À cette période charnière du calendrier celtique, la frontière entre le monde des vivants et celui des morts était réputée plus ténue qu’à l’ordinaire, facilitant la manifestation furtive de défunts auprès des vivants et la pratique de l’art divinatoire. Ce passage entre deux mondes permettait aussi de se recueillir et de célébrer les morts.
Pour Antone Minard, spécialiste des études des peuples celtes et professeur à Simon Fraser University, « C’est une période cruciale pour les Celtes, une période d’occasions favorables et de dangers ».
On sait que beaucoup de rituels lors de ces festivités célébrant le passage de la lumière à l’ombre permettaient de s’enquérir de la fertilité des hommes, du bétail et des récoltes de l’année qui s’annonçait. S’adonner à l’art divinatoire, à l’interprétation des rêves était alors de bon aloi.
Les femmes pouvaient entrapercevoir le visage de leur futur mari dans un miroir, dans de la cire ou du métal fondu. Les hommes, mains ligotées dans le dos, pouvaient tenter de mordre et de soulever une pomme flottant dans un tonneau. Leur réussite signifiait qu’ils connaîtraient l’amour dans l’année.
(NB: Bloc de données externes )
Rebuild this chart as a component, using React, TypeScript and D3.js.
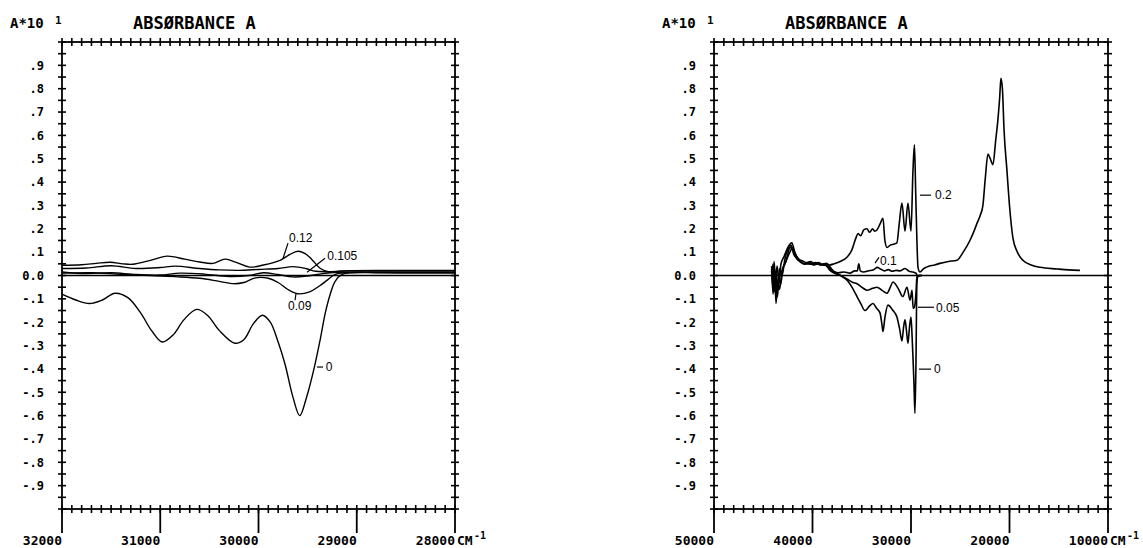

De nombreux aliments consommés pendant Samhain contenaient des objets, d’autres étaient choisis les yeux bandés, et permettaient généralement de prédire l’avenir.
« Ce que l’on sait moins, c’est la crédibilité qu’ils accordaient à ces rituels et jeux divinatoires. Était-ce sérieux ou juste pour rire ? », se questionne Antone Minard. Dans tous les cas, ces moments permettaient de se rassembler, de former de nouveaux couples et de renforcer les valeurs de la culture celte.
Lampions et citrouilles, archétypes de l’Halloween
Le feu était un symbole et un élément important des célébrations de Samhain. Les druides et les personnes faisant du porte-à-porte les soirs de Samhain pour récolter des dons ou des sacrifices se seraient éclairés de lampions transportant des tisons, sculptés dans un légume-racine tel que le navet ou la betterave fourragère.
C’est après le 19e siècle, à la suite de l’émigration irlandaise, que le navet s’est transformé en citrouille. « Essayez de creuser un navet cru, c’est presque impossible ! Et cuit, il n’a plus aucune tenue pour en faire un lampion ! Alors vous comprendrez pourquoi cette coutume a évolué pour laisser place à l’engouement invétéré que l’on connait aujourd’hui pour l’évidage de citrouille », s’amuse le professeur.
Il serait commode de se dire que les couleurs orange et noire, si représentatives d’Halloween de nos jours, puisent leur origine dans la palette des couleurs automnales d’un pays tempéré comme l’Irlande. Mais il n’en est rien car il ne faut pas oublier que la citrouille est une plante venue des Amériques.
L’origine du costume
La proximité du monde des morts pouvait causer des problèmes pendant le temps de Samhain. Les vivants se déguisaient alors pour ne pas être confondus et emportés avec les esprits rôdeurs ou pour les garder à distance. Certains sacrifices étaient alors honorés pour apaiser les esprits rôdeurs et les dieux. D’où peut-être l’origine du fameux « trick or treat » (« un bonbon ou un sort »).
Antone Minard rappelle que les rites religieux des Celtes nous sont mal connus du fait du peu d’écrits existants. « Il existe aujourd’hui beaucoup de désinformation sur le sujet. Je pense qu’en l’absence de nombreux écrits, il est primordial de s’intéresser davantage à la culture, à la langue et aux mythes celtiques afin de mieux comprendre ce peuple et ainsi avoir plus d’éléments pour séparer le bon grain de l’ivraie », explique le spécialiste.